The following was originally published on Aug. 25 in preparation for BELIEVE
I keep thinking about Randy's illustration of the 12th man in our congregation and making our church relevant. I love studying the Bible but as the following devotional asks, does our Bible studying make a difference in our lives? If it does, our behavior and our being should be becoming more and more like Christ.
And if we are becoming more like Christ, we will not be merely cheering in the stands, waiting for the coach to put us on the field.
I told our LifeGroup teachers in preparing for Believe that the goal of a good teacher is not to merely teach information, but to teach to transform individuals. Read today’s devotional and ask yourself “Am I studying the Bible for information or transformation?”
When Jesus finished His Teaching on the Mount (Matthew 5-7), He concluded with two foundations: a foolish man built his house upon the sand and a wise man built his house upon the rock.” The same winds, rain and floods came upon both, but one fell while the other stood firm.
Jesus said that the difference between the two foundations was the same as a person, a fool, who hears His words and does not do them and another person, a wise man, who hears the words of Christ and actually puts those teachings into practice.
This week, ask yourself if you are building on sand, or on rock.

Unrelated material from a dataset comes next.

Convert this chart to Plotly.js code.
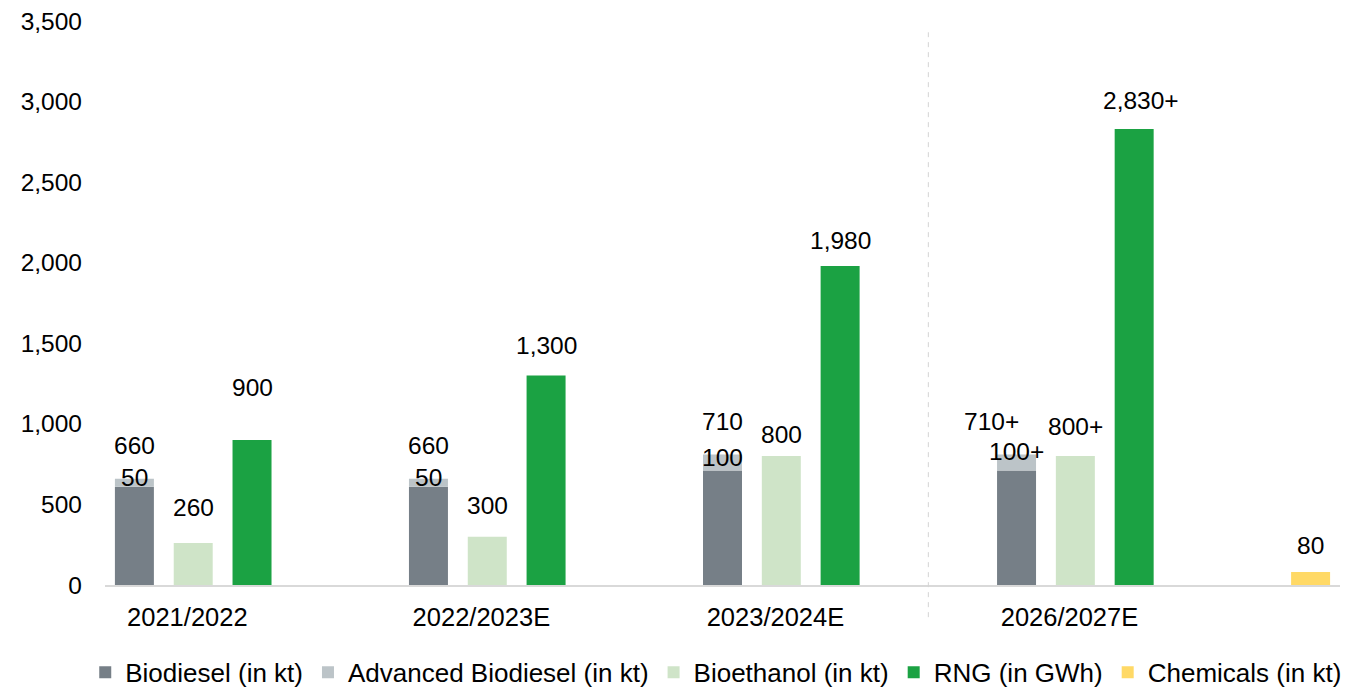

The following devotional is from Zondervan to help us prepare for Chapter 13, Bible Study, which will be taught and preached at FBC Killeen on December 11, 2016.
How do I study God’s Word?
The Bible is unlike any other narrative. It is God’s story chock-full of amazing depth and application for our lives. Jesus reminds us that the condition of our heart is important when we hear or read God’s Word. If we are open and receptive to God’s words, they will take root in our lives and transform us.
But how does our heart open up to God in order to be receptive to his words? Jesus told his disciples that after he returned to heaven, the Holy Spirit would come to reside in them and to remind them of everything he had said. This same Spirit lives in all believers today.
The desired outcome of studying God’s truth is transformation. It guides us along a path of maturity in Christ. We get into the Bible and the Bible turns around and gets into us and changes us for the good. (See Hebrews 5:11-6:3).
For the word of God is alive and active. Sharper than any double-edged sword, it penetrates even to dividing soul and spirit, joints and marrow; it judges the thoughts and attitudes of the heart. (Hebrews 4:12)
I study the Bible to know God and his truth and to find direction for my daily life.
What difference does this make in the way I live?
We regularly read and study God’s Word. We come to see that studying God’s Word in community with other believers is of great value. We align our lives to the Bible because we believe it is from God.
Consider this: What if for one week you exchanged your mobile phone for your Bible? Anywhere you normally take your phone, you take your Bible instead. Anytime you normally look at your phone, you look at God’s Word instead. The time you spend calling, texting, and browsing online with your phone is traded for time reading Scripture. If you normally place your phone next to you at a business meeting or by your plate at dinnertime, you now put your Bible there. What difference would this exchange make in your life in just one week? Whose life would be impacted? This line of questions is not intended to trigger guilt, but rather to inspire us to increase our engagement with the one instrument that can truly change not only our lives but the lives of those around us.
The psalmist expresses a profound love for the Scriptures. (See Psalm 19:7-11.) What emotions does the Word of God evoke in you?